2010-04-21



Risoleta C Pinto Pedro


JAI PUR, JAI SINGH (luz, sombra)

Porto, um improvável dia frio de Abril, dia das mentiras, Abril mente querendo convencer-nos que é Inverno. Não é. É apenas a passageira sombra da Primavera.

O Porto é uma belíssima cidade de arte. Arte na arquitectura, nos museus, nas galerias, no comércio tradicional, onde ainda é um prazer entrar.

Mas outros caminhos me chamam, desta vez a Serralves: a exposição “À Luz da Sombra”, de Lourdes de Castro e Manuel Zimbro. Este último já partiu, mas tive o privilégio de escrever anteriormente sobre um trabalho seu: “História da Aviação”, aqui integrado nesta exposição.
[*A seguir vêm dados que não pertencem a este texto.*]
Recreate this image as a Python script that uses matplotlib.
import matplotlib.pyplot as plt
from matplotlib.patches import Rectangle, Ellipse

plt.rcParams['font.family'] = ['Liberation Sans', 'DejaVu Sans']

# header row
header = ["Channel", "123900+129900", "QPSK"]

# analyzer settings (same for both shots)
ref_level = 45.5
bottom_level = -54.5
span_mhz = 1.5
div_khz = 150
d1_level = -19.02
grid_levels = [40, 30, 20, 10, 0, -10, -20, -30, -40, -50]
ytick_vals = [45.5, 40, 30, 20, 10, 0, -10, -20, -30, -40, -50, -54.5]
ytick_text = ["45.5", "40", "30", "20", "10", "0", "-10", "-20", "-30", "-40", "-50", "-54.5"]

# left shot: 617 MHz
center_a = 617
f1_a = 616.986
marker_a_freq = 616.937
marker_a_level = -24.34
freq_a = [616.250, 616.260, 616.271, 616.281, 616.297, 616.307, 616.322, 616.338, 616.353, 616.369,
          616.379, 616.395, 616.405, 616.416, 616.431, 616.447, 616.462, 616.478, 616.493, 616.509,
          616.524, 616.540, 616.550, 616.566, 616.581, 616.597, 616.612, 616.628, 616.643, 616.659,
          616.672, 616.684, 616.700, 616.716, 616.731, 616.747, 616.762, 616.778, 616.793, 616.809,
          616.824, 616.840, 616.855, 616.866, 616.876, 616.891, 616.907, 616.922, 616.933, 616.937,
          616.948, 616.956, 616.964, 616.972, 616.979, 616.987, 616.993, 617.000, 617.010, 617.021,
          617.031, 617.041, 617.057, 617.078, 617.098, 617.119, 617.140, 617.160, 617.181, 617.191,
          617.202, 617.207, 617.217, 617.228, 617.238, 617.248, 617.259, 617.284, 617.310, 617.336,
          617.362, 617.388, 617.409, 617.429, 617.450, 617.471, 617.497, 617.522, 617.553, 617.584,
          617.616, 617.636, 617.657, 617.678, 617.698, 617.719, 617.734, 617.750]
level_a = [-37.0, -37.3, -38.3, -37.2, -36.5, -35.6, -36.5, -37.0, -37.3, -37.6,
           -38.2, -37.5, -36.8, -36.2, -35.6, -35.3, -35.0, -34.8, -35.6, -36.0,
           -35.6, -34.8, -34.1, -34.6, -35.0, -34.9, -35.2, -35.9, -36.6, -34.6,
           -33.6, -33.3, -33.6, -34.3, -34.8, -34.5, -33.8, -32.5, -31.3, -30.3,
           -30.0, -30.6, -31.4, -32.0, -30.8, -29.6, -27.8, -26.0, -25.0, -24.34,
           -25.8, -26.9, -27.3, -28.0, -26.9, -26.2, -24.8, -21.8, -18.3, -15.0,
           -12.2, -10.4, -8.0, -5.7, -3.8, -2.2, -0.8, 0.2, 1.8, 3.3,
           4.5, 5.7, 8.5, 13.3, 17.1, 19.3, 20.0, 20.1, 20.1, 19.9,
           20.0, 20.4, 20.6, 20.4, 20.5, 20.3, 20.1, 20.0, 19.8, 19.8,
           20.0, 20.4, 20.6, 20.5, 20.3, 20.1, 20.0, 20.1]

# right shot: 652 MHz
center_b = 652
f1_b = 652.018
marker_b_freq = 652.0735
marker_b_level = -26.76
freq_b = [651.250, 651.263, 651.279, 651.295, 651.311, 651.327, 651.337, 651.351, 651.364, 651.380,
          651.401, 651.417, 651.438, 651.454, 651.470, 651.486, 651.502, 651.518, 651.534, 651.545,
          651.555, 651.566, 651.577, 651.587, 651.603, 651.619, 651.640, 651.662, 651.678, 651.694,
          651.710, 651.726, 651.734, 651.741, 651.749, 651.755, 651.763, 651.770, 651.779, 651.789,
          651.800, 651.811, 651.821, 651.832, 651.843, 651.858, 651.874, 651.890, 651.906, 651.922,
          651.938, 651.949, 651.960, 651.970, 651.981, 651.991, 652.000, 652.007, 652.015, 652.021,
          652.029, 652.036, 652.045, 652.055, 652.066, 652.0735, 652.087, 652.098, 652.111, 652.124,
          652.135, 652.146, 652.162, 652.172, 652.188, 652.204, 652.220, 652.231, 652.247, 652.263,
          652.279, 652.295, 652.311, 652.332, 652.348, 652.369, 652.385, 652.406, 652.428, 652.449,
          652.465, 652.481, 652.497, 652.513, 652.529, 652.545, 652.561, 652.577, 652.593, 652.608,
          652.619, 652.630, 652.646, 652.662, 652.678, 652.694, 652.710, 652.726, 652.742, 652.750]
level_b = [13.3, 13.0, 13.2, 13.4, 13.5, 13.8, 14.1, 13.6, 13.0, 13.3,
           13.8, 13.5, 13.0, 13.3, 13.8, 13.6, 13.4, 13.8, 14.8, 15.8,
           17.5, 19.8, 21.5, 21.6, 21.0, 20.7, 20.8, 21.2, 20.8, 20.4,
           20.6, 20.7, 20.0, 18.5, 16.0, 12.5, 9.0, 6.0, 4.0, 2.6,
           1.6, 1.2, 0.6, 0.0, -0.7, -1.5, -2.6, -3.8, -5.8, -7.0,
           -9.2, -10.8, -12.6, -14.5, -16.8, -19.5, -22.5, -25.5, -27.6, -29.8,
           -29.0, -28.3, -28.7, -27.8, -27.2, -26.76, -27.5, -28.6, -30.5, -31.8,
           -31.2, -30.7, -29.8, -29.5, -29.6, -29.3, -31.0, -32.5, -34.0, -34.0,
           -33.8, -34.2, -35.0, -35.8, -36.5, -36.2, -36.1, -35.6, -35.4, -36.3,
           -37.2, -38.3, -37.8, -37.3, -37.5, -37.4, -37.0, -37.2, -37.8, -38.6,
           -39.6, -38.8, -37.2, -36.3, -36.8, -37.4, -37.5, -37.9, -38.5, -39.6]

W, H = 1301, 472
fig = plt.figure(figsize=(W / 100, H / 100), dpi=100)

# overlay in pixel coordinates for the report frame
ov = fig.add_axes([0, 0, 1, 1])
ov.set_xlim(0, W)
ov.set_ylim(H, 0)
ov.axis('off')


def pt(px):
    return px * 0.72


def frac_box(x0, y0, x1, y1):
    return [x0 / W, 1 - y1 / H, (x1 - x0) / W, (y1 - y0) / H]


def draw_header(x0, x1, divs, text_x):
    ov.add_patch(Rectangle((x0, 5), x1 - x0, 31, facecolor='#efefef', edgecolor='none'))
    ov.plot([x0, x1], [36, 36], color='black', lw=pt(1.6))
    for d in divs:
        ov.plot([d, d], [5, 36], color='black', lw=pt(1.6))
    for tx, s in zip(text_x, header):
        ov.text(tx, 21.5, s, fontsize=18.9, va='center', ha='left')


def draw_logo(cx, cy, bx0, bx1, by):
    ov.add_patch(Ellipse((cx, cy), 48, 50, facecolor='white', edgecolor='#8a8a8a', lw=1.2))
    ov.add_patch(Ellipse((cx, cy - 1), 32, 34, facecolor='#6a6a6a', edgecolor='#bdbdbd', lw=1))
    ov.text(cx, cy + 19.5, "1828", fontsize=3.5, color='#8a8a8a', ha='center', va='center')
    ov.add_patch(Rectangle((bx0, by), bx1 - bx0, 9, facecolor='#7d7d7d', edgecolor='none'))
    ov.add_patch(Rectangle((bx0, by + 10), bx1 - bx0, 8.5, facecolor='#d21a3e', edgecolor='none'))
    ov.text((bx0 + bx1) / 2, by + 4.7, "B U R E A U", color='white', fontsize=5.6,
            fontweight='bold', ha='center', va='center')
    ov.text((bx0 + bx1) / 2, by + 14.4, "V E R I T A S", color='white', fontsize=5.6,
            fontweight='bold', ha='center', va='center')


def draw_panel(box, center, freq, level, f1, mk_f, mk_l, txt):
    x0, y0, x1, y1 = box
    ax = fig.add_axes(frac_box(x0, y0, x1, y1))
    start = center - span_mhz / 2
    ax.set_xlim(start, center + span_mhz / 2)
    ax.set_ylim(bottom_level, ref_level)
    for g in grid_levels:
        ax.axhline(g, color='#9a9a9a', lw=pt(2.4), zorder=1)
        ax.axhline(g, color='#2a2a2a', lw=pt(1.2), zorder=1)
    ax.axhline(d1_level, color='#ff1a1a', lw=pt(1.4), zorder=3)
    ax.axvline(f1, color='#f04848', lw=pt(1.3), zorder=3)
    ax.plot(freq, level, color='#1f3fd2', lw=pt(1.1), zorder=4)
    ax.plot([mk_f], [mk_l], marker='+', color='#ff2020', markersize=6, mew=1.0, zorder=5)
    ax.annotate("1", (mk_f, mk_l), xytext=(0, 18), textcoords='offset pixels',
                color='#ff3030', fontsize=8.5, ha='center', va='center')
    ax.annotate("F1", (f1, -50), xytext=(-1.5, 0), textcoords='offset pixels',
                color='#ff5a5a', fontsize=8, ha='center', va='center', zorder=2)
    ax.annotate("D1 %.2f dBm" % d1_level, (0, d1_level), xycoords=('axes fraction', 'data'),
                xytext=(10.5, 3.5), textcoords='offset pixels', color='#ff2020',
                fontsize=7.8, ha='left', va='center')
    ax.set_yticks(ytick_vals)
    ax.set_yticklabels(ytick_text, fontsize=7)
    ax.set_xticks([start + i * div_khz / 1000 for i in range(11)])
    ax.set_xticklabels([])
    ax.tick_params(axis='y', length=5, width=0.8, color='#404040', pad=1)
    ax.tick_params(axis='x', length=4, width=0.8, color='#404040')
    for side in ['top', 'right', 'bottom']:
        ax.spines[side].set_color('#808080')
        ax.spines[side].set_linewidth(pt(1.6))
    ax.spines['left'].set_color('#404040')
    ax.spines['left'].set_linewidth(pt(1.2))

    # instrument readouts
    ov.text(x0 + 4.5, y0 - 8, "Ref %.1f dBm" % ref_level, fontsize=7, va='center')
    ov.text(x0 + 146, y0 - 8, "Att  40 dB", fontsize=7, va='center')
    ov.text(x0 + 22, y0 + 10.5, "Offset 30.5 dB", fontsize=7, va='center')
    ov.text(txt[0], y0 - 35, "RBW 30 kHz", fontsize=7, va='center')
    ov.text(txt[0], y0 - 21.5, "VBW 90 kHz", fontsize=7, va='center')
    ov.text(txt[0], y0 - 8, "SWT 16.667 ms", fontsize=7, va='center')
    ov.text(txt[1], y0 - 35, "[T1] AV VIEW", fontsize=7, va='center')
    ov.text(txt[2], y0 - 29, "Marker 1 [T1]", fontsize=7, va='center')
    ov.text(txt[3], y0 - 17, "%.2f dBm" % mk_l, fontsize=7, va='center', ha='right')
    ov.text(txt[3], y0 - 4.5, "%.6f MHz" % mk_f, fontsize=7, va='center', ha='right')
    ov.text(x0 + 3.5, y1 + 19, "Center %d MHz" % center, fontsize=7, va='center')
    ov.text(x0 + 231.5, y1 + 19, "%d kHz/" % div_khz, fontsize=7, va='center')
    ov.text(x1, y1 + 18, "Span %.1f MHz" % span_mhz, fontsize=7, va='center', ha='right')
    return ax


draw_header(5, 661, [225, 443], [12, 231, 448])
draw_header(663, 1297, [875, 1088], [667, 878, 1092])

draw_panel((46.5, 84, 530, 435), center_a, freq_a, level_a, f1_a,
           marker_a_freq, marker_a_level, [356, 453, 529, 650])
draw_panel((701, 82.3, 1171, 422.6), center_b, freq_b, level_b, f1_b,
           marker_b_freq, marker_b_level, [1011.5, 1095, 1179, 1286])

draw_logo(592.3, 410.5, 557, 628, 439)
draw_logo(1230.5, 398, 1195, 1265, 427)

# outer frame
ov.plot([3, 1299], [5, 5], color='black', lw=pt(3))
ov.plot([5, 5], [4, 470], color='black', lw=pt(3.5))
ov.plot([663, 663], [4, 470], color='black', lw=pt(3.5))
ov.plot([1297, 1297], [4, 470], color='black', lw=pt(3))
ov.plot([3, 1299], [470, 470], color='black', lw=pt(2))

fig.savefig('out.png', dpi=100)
A exposição é vasta e diversa, não é possível falar dela, apenas deixar que o olhar sensível em mim exponha (ou tente) por palavras, o que foi sentindo, que recorde, que evoque, que reelabore em mim.

No centro, não da exposição, mas da memória, um recipiente em vidro transparente contendo as cores. Lá dentro comprimem-se pontas enroladas, sobras de fios que uma bordadeira foi guardando, para não sujar o espaço. Lourdes de Castro, sempre atenta a toda a sombra residual da luz, criou uma espécie de acelerador de partículas onde as comprimiu até atingirem velocidade atómica. Ilusoriamente os fios parecem parados, mas que sabemos nós sobre a vida dos fios dentro de um acelerador? Que sabemos nós sobre as so(m)bras dos bordados?
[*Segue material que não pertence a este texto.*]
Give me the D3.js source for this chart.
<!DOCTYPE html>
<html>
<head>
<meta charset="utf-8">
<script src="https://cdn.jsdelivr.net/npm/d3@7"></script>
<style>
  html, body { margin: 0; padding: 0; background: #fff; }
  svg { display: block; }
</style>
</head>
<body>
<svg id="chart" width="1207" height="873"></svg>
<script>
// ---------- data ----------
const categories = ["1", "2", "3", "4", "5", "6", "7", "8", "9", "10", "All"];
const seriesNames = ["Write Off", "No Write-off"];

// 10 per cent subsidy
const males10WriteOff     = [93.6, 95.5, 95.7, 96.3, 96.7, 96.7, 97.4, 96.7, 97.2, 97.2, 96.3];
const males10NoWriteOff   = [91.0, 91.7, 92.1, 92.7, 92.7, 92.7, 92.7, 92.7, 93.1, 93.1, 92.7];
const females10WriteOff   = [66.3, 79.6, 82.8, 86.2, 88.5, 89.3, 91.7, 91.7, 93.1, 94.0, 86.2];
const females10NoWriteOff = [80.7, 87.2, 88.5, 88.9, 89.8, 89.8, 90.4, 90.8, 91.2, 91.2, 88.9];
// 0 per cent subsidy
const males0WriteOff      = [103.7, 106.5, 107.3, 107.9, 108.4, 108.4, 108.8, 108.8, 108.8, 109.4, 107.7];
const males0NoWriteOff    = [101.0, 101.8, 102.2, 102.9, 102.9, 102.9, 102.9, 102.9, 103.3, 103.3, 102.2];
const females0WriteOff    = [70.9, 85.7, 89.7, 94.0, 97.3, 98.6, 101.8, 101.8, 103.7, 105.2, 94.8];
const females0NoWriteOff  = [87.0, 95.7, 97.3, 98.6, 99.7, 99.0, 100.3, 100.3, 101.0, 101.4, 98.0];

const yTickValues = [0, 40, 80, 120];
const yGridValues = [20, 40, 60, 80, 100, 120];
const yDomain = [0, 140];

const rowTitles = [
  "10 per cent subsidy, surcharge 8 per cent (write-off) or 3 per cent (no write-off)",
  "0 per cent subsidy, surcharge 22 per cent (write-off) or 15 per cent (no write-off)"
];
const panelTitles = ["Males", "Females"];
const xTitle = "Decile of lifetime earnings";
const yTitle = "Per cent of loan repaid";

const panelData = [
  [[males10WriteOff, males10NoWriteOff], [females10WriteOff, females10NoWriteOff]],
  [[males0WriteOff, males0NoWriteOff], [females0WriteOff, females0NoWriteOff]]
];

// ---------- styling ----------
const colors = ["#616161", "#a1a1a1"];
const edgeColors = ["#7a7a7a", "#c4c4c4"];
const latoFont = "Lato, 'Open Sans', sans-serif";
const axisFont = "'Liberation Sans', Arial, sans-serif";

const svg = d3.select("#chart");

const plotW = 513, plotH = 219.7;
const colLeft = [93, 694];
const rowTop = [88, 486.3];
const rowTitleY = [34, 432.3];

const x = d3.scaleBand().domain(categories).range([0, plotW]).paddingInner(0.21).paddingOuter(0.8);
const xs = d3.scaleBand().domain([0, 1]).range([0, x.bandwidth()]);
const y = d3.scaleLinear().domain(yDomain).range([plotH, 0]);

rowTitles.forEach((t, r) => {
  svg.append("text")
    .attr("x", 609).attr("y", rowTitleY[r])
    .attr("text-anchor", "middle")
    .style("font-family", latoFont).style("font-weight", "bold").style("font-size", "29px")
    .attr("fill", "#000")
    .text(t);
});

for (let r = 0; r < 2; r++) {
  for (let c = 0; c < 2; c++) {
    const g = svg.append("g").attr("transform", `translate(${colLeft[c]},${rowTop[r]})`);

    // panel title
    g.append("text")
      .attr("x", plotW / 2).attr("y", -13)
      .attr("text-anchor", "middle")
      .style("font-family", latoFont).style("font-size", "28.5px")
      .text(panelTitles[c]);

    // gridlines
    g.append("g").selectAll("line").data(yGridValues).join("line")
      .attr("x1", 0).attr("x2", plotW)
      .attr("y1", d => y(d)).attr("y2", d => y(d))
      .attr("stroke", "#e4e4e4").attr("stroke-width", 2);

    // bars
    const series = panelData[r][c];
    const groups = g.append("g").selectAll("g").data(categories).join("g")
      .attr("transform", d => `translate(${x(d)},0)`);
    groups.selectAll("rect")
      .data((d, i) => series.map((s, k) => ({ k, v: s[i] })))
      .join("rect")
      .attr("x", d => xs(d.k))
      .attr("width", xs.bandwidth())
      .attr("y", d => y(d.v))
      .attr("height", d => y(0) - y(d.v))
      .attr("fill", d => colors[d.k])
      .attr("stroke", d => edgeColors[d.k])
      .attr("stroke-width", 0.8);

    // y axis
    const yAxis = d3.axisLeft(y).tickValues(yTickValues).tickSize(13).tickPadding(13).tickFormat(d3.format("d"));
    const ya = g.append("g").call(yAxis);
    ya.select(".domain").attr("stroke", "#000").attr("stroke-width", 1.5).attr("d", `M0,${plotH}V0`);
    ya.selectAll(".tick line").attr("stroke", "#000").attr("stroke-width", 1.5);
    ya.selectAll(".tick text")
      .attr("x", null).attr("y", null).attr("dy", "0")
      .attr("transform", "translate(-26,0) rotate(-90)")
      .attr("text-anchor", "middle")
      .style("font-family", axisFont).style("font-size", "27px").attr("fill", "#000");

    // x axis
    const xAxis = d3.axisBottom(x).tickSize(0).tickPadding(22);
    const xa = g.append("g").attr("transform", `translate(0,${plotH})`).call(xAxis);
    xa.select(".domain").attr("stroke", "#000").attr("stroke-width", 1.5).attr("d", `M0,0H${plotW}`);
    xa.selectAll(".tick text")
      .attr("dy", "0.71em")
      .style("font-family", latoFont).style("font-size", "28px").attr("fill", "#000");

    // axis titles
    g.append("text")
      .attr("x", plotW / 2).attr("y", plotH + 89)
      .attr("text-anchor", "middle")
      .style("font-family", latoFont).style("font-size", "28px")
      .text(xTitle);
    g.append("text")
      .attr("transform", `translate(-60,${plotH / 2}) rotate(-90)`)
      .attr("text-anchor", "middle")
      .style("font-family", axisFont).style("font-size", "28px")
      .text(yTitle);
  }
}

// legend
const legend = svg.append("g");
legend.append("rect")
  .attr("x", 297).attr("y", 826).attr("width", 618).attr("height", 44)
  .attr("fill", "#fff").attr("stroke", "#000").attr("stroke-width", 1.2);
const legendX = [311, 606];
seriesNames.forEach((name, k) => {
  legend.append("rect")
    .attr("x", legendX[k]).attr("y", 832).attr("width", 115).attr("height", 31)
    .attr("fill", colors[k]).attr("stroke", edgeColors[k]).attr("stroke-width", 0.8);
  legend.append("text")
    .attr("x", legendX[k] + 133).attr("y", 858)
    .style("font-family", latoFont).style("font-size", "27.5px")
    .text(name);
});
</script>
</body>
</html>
Recordo ainda sombras em lençóis, limitadas com bordado de um minúsculo, minucioso ponto. Muitos lençóis brancos, um verde, um preto.

A obsessão da sombra é a obsessão da luz. Sigamos este percurso do conhecimento da luz através da sombra. Ou será o contrário? Não importa. O caminho (o destino?) é o mesmo.

O “teatro de sombras” faz-me repensar a sombra, essa apagada protagonista. O que és tu, so(m)bra minha? Persona ou cenário?

É neste momento que chego aos torrões de terra, esses magníficos desenhos de Manuel Zimbro, que à sua obra, entretanto, se juntou. Desenho ou premonição? Ou salvação? Porque tão perto da “História da Aviação”, as sementes, essas incansáveis fecundadoras, agigantam-se, esculturam-se, tornadas por ele aves, naves.“Aerotorrões”, subtraem à terra a matéria e assim criam a nova encarnação: do pó ao pó, passando por breve voo planado. Planeado.

Houve uma imagem que nesta exposição me tocou particularmente: num perfil de sombras uma mulher segura o que pode ser um objecto circular, logo, que eu vi como um sol, portanto, uma mulher segura numa das mãos um sol de entardecer. O sol tem uma pega e a chávena que ela leva à boca contendo, presumo, sol líquido, também. É isto o que mais me maravilha nesta imagem; chamar-lhe-ia eu Sombra, chávena e sol com pega. Ignoraria, quer a cadeira, quer as flores. E no entanto elas lá estão. Deixo-as para outros. É demasiado vasta esta imagem, para o meu restrito olhar.

Uma montanha de pétalas de gerânios é atravessada pela luz e cria sombra.

Será a sombra o rosto ou os passos do sol?

A sombra e a luz dão o nome a esta exposição dos dois artistas e nunca um título foi tão verdadeiro.

Recordo o herbário de Lourdes de Castro, para cuja criação convocou o sol, esse grande mestre, pintor, pincel e olhar.

Controlo o impulso para descrever o que vi de ponta a ponta. Iniciei esta “impressão” com as pontas dos fios, encerro-a atando as pontas das imagens que me bordam a memória. Faço-o com fios de cor, digo, de luz.